The density-distribution can make a coil in a permanent toric magnet oscillating, current will be induced which shape is characteristic for the given sound (sonic).
This current-impluses can be converted with an analog-to-digital-converter (A/D-C) into a digital bit pattern (! here is quality loss as an infinite exact/accurate value has to be reduced to a value with a adjustable accuracy) which can be saved in different ways.
-> PCM (Puls Code modulation; sin/cos stuff)

-> Quantization gives sample-rate  - only a small number of the infinite exact sound-wave can be saved (otherwise too much diskspace is needed) (Nyquist: human is able to hear maximal 22,05 kHz tone --> 44,1 kHz (means 44100 values in one second) seems to be ok to save the information without loss (means: original wav-shape can be restored)

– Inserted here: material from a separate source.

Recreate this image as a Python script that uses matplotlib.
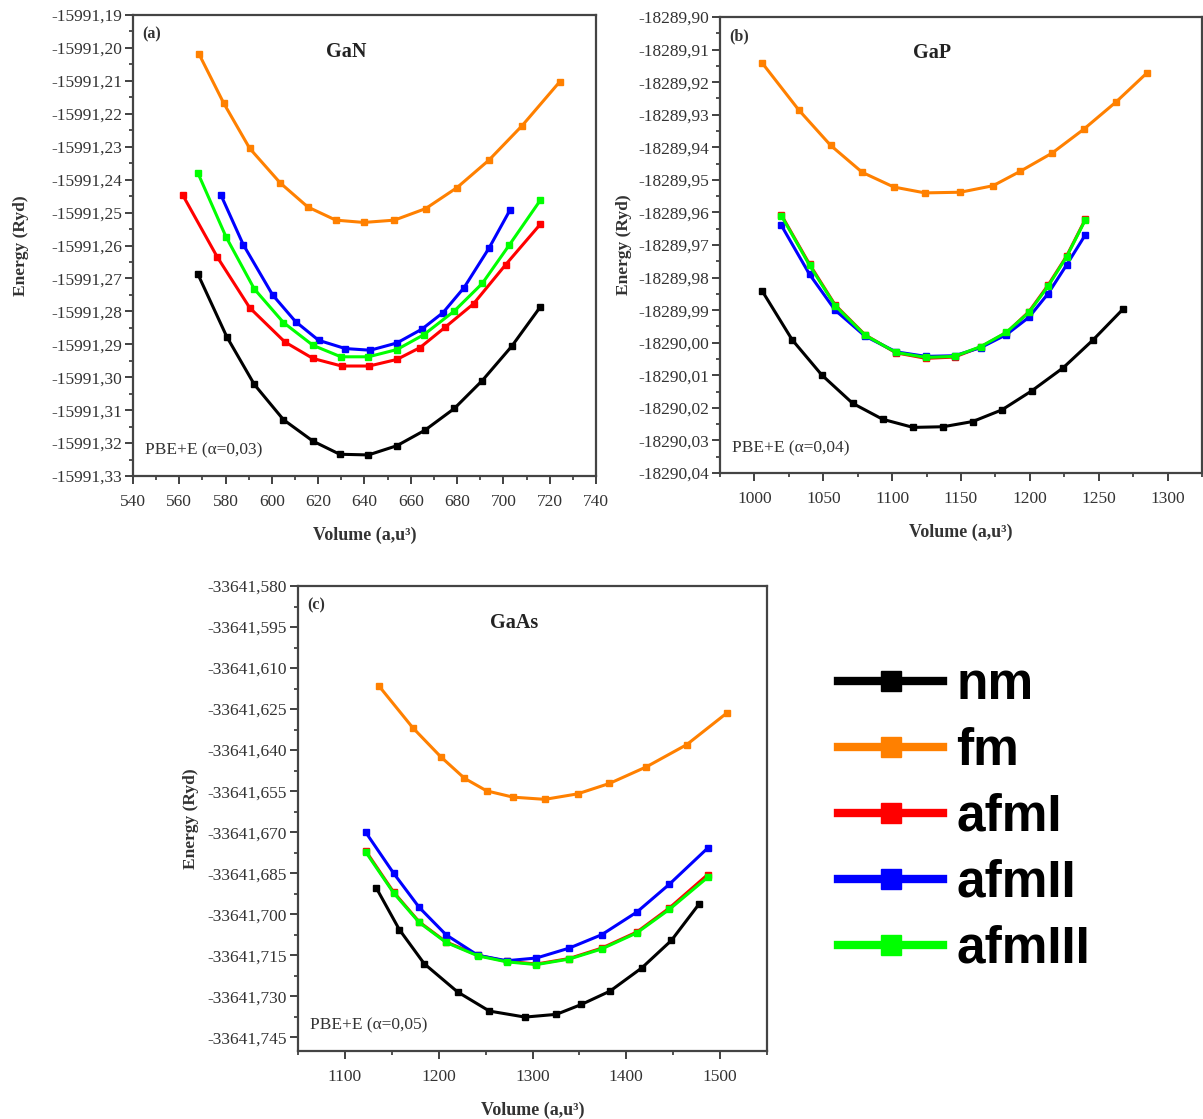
import matplotlib
matplotlib.use("Agg")
import matplotlib.pyplot as plt
from matplotlib.ticker import MultipleLocator, FuncFormatter
from matplotlib.lines import Line2D

# ---------------- data ----------------
series_names = ["nm", "fm", "afmI", "afmII", "afmIII"]
series_colors = ["#000000", "#FF8000", "#FF0000", "#0000FF", "#00FF00"]

# (a) GaN, PBE+E (alpha=0,03)
gan_nm_v = [568.1, 580.5, 592.4, 605.0, 617.7, 629.3, 641.7, 654.0, 666.1, 678.8, 690.9, 703.6, 716.0]
gan_nm_e = [-15991.2688, -15991.2877, -15991.3022, -15991.3129, -15991.3194, -15991.3234, -15991.3236,
            -15991.3208, -15991.3161, -15991.3095, -15991.3010, -15991.2906, -15991.2786]
gan_fm_v = [568.4, 579.2, 590.4, 603.6, 615.5, 627.6, 639.7, 652.9, 666.4, 680.0, 693.7, 708.1, 724.3]
gan_fm_e = [-15991.2017, -15991.2168, -15991.2305, -15991.2410, -15991.2483, -15991.2523, -15991.2530,
            -15991.2523, -15991.2488, -15991.2424, -15991.2341, -15991.2236, -15991.2103]
gan_afm1_v = [561.5, 576.4, 590.4, 605.6, 617.7, 630.1, 642.0, 654.0, 664.0, 674.7, 687.1, 701.0, 716.0]
gan_afm1_e = [-15991.2447, -15991.2635, -15991.2789, -15991.2893, -15991.2943, -15991.2966, -15991.2966,
              -15991.2946, -15991.2910, -15991.2849, -15991.2777, -15991.2658, -15991.2535]
gan_afm2_v = [578.0, 587.6, 600.3, 610.2, 620.2, 631.7, 642.5, 654.0, 664.8, 673.9, 683.0, 693.7, 702.8]
gan_afm2_e = [-15991.2447, -15991.2597, -15991.2750, -15991.2831, -15991.2888, -15991.2913, -15991.2918,
              -15991.2896, -15991.2854, -15991.2804, -15991.2728, -15991.2609, -15991.2493]
gan_afm3_v = [568.1, 580.2, 592.4, 605.0, 617.7, 629.8, 641.7, 654.0, 665.6, 678.8, 690.9, 702.5, 716.0]
gan_afm3_e = [-15991.2381, -15991.2574, -15991.2732, -15991.2834, -15991.2903, -15991.2938, -15991.2938,
              -15991.2916, -15991.2871, -15991.2799, -15991.2715, -15991.2599, -15991.2462]

# (b) GaP, PBE+E (alpha=0,04)
gap_nm_v = [1005.6, 1027.4, 1048.9, 1071.3, 1093.1, 1115.2, 1137.0, 1158.5, 1179.8, 1201.3, 1224.2, 1246.0, 1267.6]
gap_nm_e = [-18289.9841, -18289.9991, -18290.0099, -18290.0186, -18290.0235, -18290.0260, -18290.0258,
            -18290.0242, -18290.0206, -18290.0148, -18290.0077, -18289.9991, -18289.9897]
gap_fm_v = [1005.6, 1032.1, 1055.3, 1078.3, 1101.2, 1123.8, 1149.5, 1173.3, 1192.9, 1216.1, 1239.0, 1262.8, 1285.2]
gap_fm_e = [-18289.9141, -18289.9285, -18289.9394, -18289.9477, -18289.9522, -18289.9540, -18289.9538,
            -18289.9518, -18289.9474, -18289.9418, -18289.9345, -18289.9260, -18289.9171]
gap_afm_v = [1019.6, 1040.0, 1058.6, 1080.4, 1102.8, 1124.6, 1145.3, 1164.3, 1183.0, 1199.3, 1213.3, 1226.7, 1240.4]
gap_afm1_e = [-18289.9608, -18289.9759, -18289.9884, -18289.9976, -18290.0031, -18290.0048, -18290.0044,
              -18290.0013, -18289.9969, -18289.9905, -18289.9823, -18289.9734, -18289.9620]
gap_afm2_e = [-18289.9640, -18289.9790, -18289.9900, -18289.9980, -18290.0028, -18290.0042, -18290.0040,
              -18290.0015, -18289.9975, -18289.9922, -18289.9849, -18289.9761, -18289.9668]
gap_afm3_e = [-18289.9610, -18289.9762, -18289.9886, -18289.9977, -18290.0030, -18290.0045, -18290.0042,
              -18290.0012, -18289.9968, -18289.9907, -18289.9826, -18289.9736, -18289.9622]

# (c) GaAs, PBE+E (alpha=0,05)
gaas_nm_v = [1133.5, 1158.0, 1184.6, 1220.1, 1254.0, 1292.0, 1325.5, 1352.0, 1382.7, 1416.6, 1448.0, 1477.5]
gaas_nm_e = [-33641.6904, -33641.7056, -33641.7181, -33641.7284, -33641.7354, -33641.7376,
             -33641.7366, -33641.7330, -33641.7281, -33641.7196, -33641.7096, -33641.6963]
gaas_fm_v = [1136.4, 1172.3, 1202.1, 1227.5, 1251.1, 1279.3, 1313.2, 1348.0, 1381.9, 1421.5, 1464.4, 1507.3]
gaas_fm_e = [-33641.6166, -33641.6318, -33641.6424, -33641.6503, -33641.6549, -33641.6572,
             -33641.6580, -33641.6560, -33641.6522, -33641.6461, -33641.6380, -33641.6264]
gaas_afm_v = [1122.1, 1151.9, 1179.2, 1207.8, 1241.7, 1272.4, 1304.2, 1339.0, 1373.7, 1411.3, 1446.0, 1486.8]
gaas_afm1_e = [-33641.6768, -33641.6919, -33641.7028, -33641.7101, -33641.7150, -33641.7172,
               -33641.7182, -33641.7162, -33641.7124, -33641.7065, -33641.6977, -33641.6855]
gaas_afm2_e = [-33641.6700, -33641.6850, -33641.6975, -33641.7075, -33641.7150, -33641.7170,
               -33641.7160, -33641.7124, -33641.7075, -33641.6992, -33641.6890, -33641.6758]
gaas_afm3_e = [-33641.6772, -33641.6922, -33641.7030, -33641.7103, -33641.7152, -33641.7174,
               -33641.7184, -33641.7164, -33641.7127, -33641.7068, -33641.6982, -33641.6865]

panels = [
    dict(tag="(a)", title="GaN", note="PBE+E (\u03b1=0,03)",
         series=[(gan_nm_v, gan_nm_e), (gan_fm_v, gan_fm_e), (gan_afm1_v, gan_afm1_e),
                 (gan_afm2_v, gan_afm2_e), (gan_afm3_v, gan_afm3_e)],
         xlim=(540, 740), ylim=(-15991.33, -15991.19), xmaj=20, xmin=10, ymaj=0.01, ymin=0.005, dec=2,
         rect=[133/1203, 1-476/1119, 463/1203, 461/1119], title_x=0.46, ylabelpad=16),
    dict(tag="(b)", title="GaP", note="PBE+E (\u03b1=0,04)",
         series=[(gap_nm_v, gap_nm_e), (gap_fm_v, gap_fm_e), (gap_afm_v, gap_afm1_e),
                 (gap_afm_v, gap_afm2_e), (gap_afm_v, gap_afm3_e)],
         xlim=(975, 1325), ylim=(-18290.04, -18289.90), xmaj=50, xmin=25, ymaj=0.01, ymin=0.005, dec=2,
         rect=[720/1203, 1-473/1119, 482/1203, 456/1119], title_x=0.44, ylabelpad=4),
    dict(tag="(c)", title="GaAs", note="PBE+E (\u03b1=0,05)",
         series=[(gaas_nm_v, gaas_nm_e), (gaas_fm_v, gaas_fm_e), (gaas_afm_v, gaas_afm1_e),
                 (gaas_afm_v, gaas_afm2_e), (gaas_afm_v, gaas_afm3_e)],
         xlim=(1050, 1550), ylim=(-33641.750, -33641.580), xmaj=100, xmin=50, ymaj=0.015, ymin=0.0075, dec=3,
         rect=[298/1203, 1-1051/1119, 469/1203, 465/1119], title_x=0.46, ylabelpad=6),
]

SERIF = ["Liberation Serif", "DejaVu Serif"]
plt.rcParams["font.family"] = SERIF

fig = plt.figure(figsize=(12.03, 11.19), dpi=100)

for p in panels:
    ax = fig.add_axes(p["rect"])
    for (v, e), name, col in zip(p["series"], series_names, series_colors):
        ax.plot(v, e, color=col, lw=2.2, marker="s", ms=5, label=name)
    ax.set_xlim(*p["xlim"])
    ax.set_ylim(*p["ylim"])
    ax.xaxis.set_major_locator(MultipleLocator(p["xmaj"]))
    ax.xaxis.set_minor_locator(MultipleLocator(p["xmin"]))
    ax.yaxis.set_major_locator(MultipleLocator(p["ymaj"]))
    ax.yaxis.set_minor_locator(MultipleLocator(p["ymin"]))
    d = p["dec"]
    ax.yaxis.set_major_formatter(FuncFormatter(lambda val, pos, d=d: f"{val:.{d}f}".replace(".", ",")))
    ax.xaxis.set_major_formatter(FuncFormatter(lambda val, pos: f"{val:.0f}"))
    ax.tick_params(which="major", direction="out", length=6, width=1.3, labelsize=12.5,
                   colors="#333333", labelcolor="#333333")
    ax.tick_params(axis="x", which="major", pad=7)
    ax.tick_params(axis="y", which="major", pad=2)
    ax.tick_params(which="minor", direction="out", length=3, width=1.2, colors="#333333")
    for s in ax.spines.values():
        s.set_linewidth(1.6)
        s.set_color("#444444")
    ax.set_xlabel("Volume (a,u\u00b3)", fontsize=13, fontweight="bold", color="#333333", labelpad=12)
    ax.set_ylabel("Energy (Ryd)", fontsize=12.5, fontweight="bold", color="#333333",
                  labelpad=p["ylabelpad"])
    ax.text(0.02, 0.975, p["tag"], transform=ax.transAxes, ha="left", va="top",
            fontsize=11.5, fontweight="bold", color="#333333")
    ax.text(p["title_x"], 0.92, p["title"], transform=ax.transAxes, ha="center", va="center",
            fontsize=14.5, fontweight="bold", color="#222222")
    ax.text(0.025, 0.055, p["note"], transform=ax.transAxes, ha="left", va="center",
            fontsize=12.5, color="#333333")

handles = [Line2D([], [], color=c, lw=6, marker="s", ms=14) for c in series_colors]
fig.legend(handles, series_names, loc="upper left", bbox_to_anchor=(838/1203, 1-661/1119),
           frameon=False, handlelength=2.05, handletextpad=0.25, labelspacing=0.33, borderpad=0,
           borderaxespad=0,
           prop={"family": ["Liberation Sans", "DejaVu Sans"], "weight": "bold", "size": 37})

fig.savefig("out.png", dpi=100)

-> all used values (alotted by quantization) have to be saved; you have to pack a lot of different values into a given number of drawers and this determines the accuracy of your values as there is only a limited number of possible values (drawers) available; the number of values is given through the bitdepth, you may know 16bit for .wav (that container-format by MS that can have PCM-coded-information inside). If it is easier to you you can keep in mind (simplified) that this will affect the digital place of the values.
Best scale to save values: log (-> dB)

In what way does the frequency  and the amplitude sign the tone?
frequency will give the pitch, amplitude is clear I think: higher voulme/sound-level (higher velocity of density-distribution -> higher impuls-carry-over when hitting the microphon-membran -> higher induced current -> higher A/D-C-value).

maybe google for some further infos - ok, not maybe, just do it as fast as you can as it is basic-stuff 

 

Understanding PCM

Reply #8
made a mistake:

of course amplitude is not given trough the velocity of the density-distibution - the velocity is determinated by the medium.
amplitude is given through the pressure of the density-distibution provoked by the higher oscillating source.